Material provided:

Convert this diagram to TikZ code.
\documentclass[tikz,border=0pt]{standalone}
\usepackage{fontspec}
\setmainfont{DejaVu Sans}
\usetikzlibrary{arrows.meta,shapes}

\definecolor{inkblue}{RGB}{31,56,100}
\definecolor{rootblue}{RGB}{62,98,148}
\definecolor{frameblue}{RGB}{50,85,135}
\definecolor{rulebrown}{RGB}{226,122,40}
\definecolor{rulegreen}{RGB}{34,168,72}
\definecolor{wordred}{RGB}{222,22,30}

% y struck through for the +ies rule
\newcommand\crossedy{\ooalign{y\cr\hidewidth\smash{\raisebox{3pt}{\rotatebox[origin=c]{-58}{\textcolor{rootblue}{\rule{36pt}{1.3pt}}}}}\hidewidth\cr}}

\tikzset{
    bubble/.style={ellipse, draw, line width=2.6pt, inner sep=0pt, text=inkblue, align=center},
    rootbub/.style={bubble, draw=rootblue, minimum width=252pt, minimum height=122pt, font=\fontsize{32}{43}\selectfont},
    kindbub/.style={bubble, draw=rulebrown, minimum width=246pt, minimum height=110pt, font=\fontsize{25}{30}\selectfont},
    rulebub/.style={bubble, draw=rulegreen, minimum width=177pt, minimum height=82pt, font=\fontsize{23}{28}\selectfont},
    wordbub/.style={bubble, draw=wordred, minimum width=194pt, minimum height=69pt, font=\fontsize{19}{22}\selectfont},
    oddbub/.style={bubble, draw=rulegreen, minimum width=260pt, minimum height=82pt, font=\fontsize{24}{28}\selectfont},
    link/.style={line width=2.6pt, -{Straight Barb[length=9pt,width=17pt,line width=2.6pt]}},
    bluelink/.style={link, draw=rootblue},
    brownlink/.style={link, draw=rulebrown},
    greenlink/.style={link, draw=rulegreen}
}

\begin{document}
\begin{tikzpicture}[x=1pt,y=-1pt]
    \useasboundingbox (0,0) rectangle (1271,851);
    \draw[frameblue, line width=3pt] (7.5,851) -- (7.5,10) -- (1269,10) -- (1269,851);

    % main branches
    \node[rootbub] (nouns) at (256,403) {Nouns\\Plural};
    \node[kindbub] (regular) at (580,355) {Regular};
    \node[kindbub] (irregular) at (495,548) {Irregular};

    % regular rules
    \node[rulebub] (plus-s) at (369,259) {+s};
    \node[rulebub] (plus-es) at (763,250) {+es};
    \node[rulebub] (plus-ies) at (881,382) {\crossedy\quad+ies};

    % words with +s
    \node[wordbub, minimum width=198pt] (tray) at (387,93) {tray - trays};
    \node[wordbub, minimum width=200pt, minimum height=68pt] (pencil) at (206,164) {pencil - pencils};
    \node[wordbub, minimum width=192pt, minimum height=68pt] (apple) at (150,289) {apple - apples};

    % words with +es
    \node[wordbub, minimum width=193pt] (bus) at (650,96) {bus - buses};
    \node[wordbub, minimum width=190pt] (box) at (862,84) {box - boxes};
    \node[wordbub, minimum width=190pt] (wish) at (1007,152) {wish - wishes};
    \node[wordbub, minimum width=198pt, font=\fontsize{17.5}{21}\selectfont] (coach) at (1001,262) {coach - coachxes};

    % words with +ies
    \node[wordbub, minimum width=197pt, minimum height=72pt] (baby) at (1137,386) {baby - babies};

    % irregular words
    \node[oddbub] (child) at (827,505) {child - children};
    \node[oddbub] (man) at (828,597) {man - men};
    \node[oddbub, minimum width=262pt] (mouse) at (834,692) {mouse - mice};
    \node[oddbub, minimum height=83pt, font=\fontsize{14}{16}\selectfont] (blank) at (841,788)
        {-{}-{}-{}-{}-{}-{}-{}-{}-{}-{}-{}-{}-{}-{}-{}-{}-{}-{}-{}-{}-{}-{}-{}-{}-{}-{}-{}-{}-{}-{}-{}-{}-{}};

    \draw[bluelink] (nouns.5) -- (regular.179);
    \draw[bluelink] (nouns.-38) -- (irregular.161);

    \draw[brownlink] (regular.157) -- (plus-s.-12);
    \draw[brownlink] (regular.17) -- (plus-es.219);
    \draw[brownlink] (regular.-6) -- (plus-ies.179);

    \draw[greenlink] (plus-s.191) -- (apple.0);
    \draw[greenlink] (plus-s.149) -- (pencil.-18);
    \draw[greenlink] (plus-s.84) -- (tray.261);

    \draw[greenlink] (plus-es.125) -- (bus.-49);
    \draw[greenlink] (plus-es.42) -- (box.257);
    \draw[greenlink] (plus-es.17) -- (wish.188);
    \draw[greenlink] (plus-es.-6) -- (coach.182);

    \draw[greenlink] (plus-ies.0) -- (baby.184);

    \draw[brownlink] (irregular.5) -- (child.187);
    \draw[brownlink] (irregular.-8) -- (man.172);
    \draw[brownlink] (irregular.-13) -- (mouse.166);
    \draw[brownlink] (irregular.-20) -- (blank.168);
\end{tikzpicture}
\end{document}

Problem details:
Restate the data above exactly, keeping each word as it stands.

Exercise result:
Convert this diagram to TikZ code.
\documentclass[tikz,border=0pt]{standalone}
\usepackage{fontspec}
\setmainfont{DejaVu Sans}
\usetikzlibrary{arrows.meta,shapes}

\definecolor{inkblue}{RGB}{31,56,100}
\definecolor{rootblue}{RGB}{62,98,148}
\definecolor{frameblue}{RGB}{50,85,135}
\definecolor{rulebrown}{RGB}{226,122,40}
\definecolor{rulegreen}{RGB}{34,168,72}
\definecolor{wordred}{RGB}{222,22,30}

% y struck through for the +ies rule
\newcommand\crossedy{\ooalign{y\cr\hidewidth\smash{\raisebox{3pt}{\rotatebox[origin=c]{-58}{\textcolor{rootblue}{\rule{36pt}{1.3pt}}}}}\hidewidth\cr}}

\tikzset{
    bubble/.style={ellipse, draw, line width=2.6pt, inner sep=0pt, text=inkblue, align=center},
    rootbub/.style={bubble, draw=rootblue, minimum width=252pt, minimum height=122pt, font=\fontsize{32}{43}\selectfont},
    kindbub/.style={bubble, draw=rulebrown, minimum width=246pt, minimum height=110pt, font=\fontsize{25}{30}\selectfont},
    rulebub/.style={bubble, draw=rulegreen, minimum width=177pt, minimum height=82pt, font=\fontsize{23}{28}\selectfont},
    wordbub/.style={bubble, draw=wordred, minimum width=194pt, minimum height=69pt, font=\fontsize{19}{22}\selectfont},
    oddbub/.style={bubble, draw=rulegreen, minimum width=260pt, minimum height=82pt, font=\fontsize{24}{28}\selectfont},
    link/.style={line width=2.6pt, -{Straight Barb[length=9pt,width=17pt,line width=2.6pt]}},
    bluelink/.style={link, draw=rootblue},
    brownlink/.style={link, draw=rulebrown},
    greenlink/.style={link, draw=rulegreen}
}

\begin{document}
\begin{tikzpicture}[x=1pt,y=-1pt]
    \useasboundingbox (0,0) rectangle (1271,851);
    \draw[frameblue, line width=3pt] (7.5,851) -- (7.5,10) -- (1269,10) -- (1269,851);

    % main branches
    \node[rootbub] (nouns) at (256,403) {Nouns\\Plural};
    \node[kindbub] (regular) at (580,355) {Regular};
    \node[kindbub] (irregular) at (495,548) {Irregular};

    % regular rules
    \node[rulebub] (plus-s) at (369,259) {+s};
    \node[rulebub] (plus-es) at (763,250) {+es};
    \node[rulebub] (plus-ies) at (881,382) {\crossedy\quad+ies};

    % words with +s
    \node[wordbub, minimum width=198pt] (tray) at (387,93) {tray - trays};
    \node[wordbub, minimum width=200pt, minimum height=68pt] (pencil) at (206,164) {pencil - pencils};
    \node[wordbub, minimum width=192pt, minimum height=68pt] (apple) at (150,289) {apple - apples};

    % words with +es
    \node[wordbub, minimum width=193pt] (bus) at (650,96) {bus - buses};
    \node[wordbub, minimum width=190pt] (box) at (862,84) {box - boxes};
    \node[wordbub, minimum width=190pt] (wish) at (1007,152) {wish - wishes};
    \node[wordbub, minimum width=198pt, font=\fontsize{17.5}{21}\selectfont] (coach) at (1001,262) {coach - coachxes};

    % words with +ies
    \node[wordbub, minimum width=197pt, minimum height=72pt] (baby) at (1137,386) {baby - babies};

    % irregular words
    \node[oddbub] (child) at (827,505) {child - children};
    \node[oddbub] (man) at (828,597) {man - men};
    \node[oddbub, minimum width=262pt] (mouse) at (834,692) {mouse - mice};
    \node[oddbub, minimum height=83pt, font=\fontsize{14}{16}\selectfont] (blank) at (841,788)
        {-{}-{}-{}-{}-{}-{}-{}-{}-{}-{}-{}-{}-{}-{}-{}-{}-{}-{}-{}-{}-{}-{}-{}-{}-{}-{}-{}-{}-{}-{}-{}-{}-{}};

    \draw[bluelink] (nouns.5) -- (regular.179);
    \draw[bluelink] (nouns.-38) -- (irregular.161);

    \draw[brownlink] (regular.157) -- (plus-s.-12);
    \draw[brownlink] (regular.17) -- (plus-es.219);
    \draw[brownlink] (regular.-6) -- (plus-ies.179);

    \draw[greenlink] (plus-s.191) -- (apple.0);
    \draw[greenlink] (plus-s.149) -- (pencil.-18);
    \draw[greenlink] (plus-s.84) -- (tray.261);

    \draw[greenlink] (plus-es.125) -- (bus.-49);
    \draw[greenlink] (plus-es.42) -- (box.257);
    \draw[greenlink] (plus-es.17) -- (wish.188);
    \draw[greenlink] (plus-es.-6) -- (coach.182);

    \draw[greenlink] (plus-ies.0) -- (baby.184);

    \draw[brownlink] (irregular.5) -- (child.187);
    \draw[brownlink] (irregular.-8) -- (man.172);
    \draw[brownlink] (irregular.-13) -- (mouse.166);
    \draw[brownlink] (irregular.-20) -- (blank.168);
\end{tikzpicture}
\end{document}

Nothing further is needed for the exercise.